--- START ---

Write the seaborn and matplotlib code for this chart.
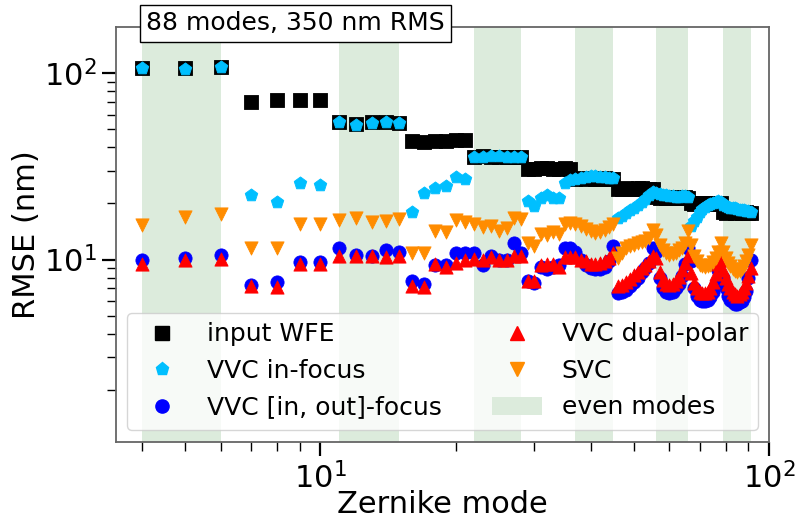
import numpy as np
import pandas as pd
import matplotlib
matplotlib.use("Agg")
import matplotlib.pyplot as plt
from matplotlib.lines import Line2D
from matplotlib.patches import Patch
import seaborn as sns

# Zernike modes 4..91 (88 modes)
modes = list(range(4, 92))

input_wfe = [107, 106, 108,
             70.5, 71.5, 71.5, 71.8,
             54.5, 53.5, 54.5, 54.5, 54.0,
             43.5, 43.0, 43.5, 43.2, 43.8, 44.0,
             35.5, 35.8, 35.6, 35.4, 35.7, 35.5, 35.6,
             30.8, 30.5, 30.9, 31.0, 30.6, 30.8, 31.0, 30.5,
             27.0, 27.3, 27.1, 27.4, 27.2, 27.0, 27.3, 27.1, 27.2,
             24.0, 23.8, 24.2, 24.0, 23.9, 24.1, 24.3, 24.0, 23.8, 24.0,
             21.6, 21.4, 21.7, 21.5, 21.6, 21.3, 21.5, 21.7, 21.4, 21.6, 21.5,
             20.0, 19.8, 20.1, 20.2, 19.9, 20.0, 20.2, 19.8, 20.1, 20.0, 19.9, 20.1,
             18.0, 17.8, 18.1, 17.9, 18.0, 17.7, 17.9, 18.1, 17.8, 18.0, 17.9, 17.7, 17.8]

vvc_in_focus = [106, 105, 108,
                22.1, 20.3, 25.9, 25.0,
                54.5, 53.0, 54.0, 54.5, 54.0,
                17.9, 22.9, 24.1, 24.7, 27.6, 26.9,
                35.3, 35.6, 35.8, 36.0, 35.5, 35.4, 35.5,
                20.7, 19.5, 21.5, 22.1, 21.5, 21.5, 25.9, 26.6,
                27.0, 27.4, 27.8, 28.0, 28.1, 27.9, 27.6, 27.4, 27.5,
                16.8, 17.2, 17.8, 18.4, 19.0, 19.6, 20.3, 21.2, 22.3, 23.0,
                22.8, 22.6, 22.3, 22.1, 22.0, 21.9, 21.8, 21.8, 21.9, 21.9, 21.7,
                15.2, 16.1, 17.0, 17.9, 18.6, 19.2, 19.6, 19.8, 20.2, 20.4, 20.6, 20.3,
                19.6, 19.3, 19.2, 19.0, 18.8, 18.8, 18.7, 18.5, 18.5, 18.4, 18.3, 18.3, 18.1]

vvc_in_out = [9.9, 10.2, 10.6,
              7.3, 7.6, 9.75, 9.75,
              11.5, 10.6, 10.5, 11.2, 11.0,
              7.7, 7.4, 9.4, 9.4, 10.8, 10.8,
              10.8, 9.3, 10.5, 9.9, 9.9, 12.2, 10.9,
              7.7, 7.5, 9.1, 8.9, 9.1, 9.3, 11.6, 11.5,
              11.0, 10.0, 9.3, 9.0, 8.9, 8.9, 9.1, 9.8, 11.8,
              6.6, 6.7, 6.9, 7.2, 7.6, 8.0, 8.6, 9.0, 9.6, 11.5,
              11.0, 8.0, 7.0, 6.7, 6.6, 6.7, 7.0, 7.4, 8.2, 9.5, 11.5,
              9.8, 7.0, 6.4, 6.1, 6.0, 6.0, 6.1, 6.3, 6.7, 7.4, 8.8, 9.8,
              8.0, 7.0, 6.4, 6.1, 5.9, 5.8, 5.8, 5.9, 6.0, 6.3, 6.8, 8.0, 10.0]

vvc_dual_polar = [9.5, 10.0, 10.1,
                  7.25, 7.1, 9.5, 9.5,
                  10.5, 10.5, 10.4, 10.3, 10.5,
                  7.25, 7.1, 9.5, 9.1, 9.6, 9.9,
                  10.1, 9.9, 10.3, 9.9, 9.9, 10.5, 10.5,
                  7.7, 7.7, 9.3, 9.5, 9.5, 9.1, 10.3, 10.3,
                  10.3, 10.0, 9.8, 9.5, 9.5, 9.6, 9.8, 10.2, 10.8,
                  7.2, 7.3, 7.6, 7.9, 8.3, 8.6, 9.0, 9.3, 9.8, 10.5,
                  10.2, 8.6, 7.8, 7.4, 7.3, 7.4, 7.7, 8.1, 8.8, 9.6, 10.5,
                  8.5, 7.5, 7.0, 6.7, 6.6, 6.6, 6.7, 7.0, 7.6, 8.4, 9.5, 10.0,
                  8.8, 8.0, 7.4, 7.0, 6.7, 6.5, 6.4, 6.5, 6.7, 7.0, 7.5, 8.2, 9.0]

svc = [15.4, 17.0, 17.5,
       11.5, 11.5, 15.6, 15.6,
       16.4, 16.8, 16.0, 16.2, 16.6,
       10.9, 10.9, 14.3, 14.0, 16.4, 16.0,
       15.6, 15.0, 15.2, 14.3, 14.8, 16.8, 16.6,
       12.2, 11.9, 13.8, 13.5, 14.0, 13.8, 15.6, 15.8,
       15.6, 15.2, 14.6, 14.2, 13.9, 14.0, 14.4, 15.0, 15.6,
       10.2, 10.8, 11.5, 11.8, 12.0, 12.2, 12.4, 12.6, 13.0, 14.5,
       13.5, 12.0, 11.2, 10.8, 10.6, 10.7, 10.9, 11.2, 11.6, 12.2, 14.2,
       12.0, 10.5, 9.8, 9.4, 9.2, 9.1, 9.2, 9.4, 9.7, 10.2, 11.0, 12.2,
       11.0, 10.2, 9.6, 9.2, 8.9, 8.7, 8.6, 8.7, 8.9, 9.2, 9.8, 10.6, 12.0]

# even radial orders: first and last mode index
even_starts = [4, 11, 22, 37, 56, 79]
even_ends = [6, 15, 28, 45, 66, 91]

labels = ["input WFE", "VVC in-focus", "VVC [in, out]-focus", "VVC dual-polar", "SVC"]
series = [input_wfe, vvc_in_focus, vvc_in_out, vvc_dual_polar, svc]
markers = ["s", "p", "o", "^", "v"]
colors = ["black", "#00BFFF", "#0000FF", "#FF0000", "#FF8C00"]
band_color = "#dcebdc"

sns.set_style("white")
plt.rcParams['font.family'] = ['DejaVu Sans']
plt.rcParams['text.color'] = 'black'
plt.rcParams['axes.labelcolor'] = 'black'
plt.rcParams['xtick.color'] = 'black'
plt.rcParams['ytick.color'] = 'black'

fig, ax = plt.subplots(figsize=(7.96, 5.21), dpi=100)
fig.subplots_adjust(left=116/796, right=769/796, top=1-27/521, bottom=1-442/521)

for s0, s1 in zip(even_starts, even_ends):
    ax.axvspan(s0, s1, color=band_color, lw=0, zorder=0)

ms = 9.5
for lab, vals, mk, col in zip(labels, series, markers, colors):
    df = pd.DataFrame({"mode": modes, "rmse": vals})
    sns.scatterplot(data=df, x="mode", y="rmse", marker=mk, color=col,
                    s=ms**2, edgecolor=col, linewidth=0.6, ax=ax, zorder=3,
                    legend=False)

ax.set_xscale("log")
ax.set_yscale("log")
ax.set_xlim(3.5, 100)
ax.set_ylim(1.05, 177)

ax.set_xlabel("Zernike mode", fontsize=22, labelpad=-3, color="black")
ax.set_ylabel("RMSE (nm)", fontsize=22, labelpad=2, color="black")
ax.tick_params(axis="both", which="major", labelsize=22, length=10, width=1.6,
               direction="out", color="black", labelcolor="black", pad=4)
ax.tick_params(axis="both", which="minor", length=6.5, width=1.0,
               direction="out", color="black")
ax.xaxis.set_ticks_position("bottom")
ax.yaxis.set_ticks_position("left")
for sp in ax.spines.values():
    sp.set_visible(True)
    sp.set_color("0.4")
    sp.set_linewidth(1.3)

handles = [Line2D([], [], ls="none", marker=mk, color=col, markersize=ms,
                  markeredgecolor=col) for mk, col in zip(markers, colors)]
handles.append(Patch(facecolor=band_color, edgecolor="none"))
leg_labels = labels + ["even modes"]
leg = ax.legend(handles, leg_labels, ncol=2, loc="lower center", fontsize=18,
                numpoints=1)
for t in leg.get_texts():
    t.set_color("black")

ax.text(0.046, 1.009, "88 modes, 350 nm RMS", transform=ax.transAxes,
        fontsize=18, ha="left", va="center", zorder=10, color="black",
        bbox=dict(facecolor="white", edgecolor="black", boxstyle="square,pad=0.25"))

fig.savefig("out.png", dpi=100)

--- END ---

Task instructions » Up to and including the line with "modes = list(range(4, 92))", copy the data above from its first line. Skip pictures.

Complete output »
Write the seaborn and matplotlib code for this chart.
import numpy as np
import pandas as pd
import matplotlib
matplotlib.use("Agg")
import matplotlib.pyplot as plt
from matplotlib.lines import Line2D
from matplotlib.patches import Patch
import seaborn as sns

# Zernike modes 4..91 (88 modes)
modes = list(range(4, 92))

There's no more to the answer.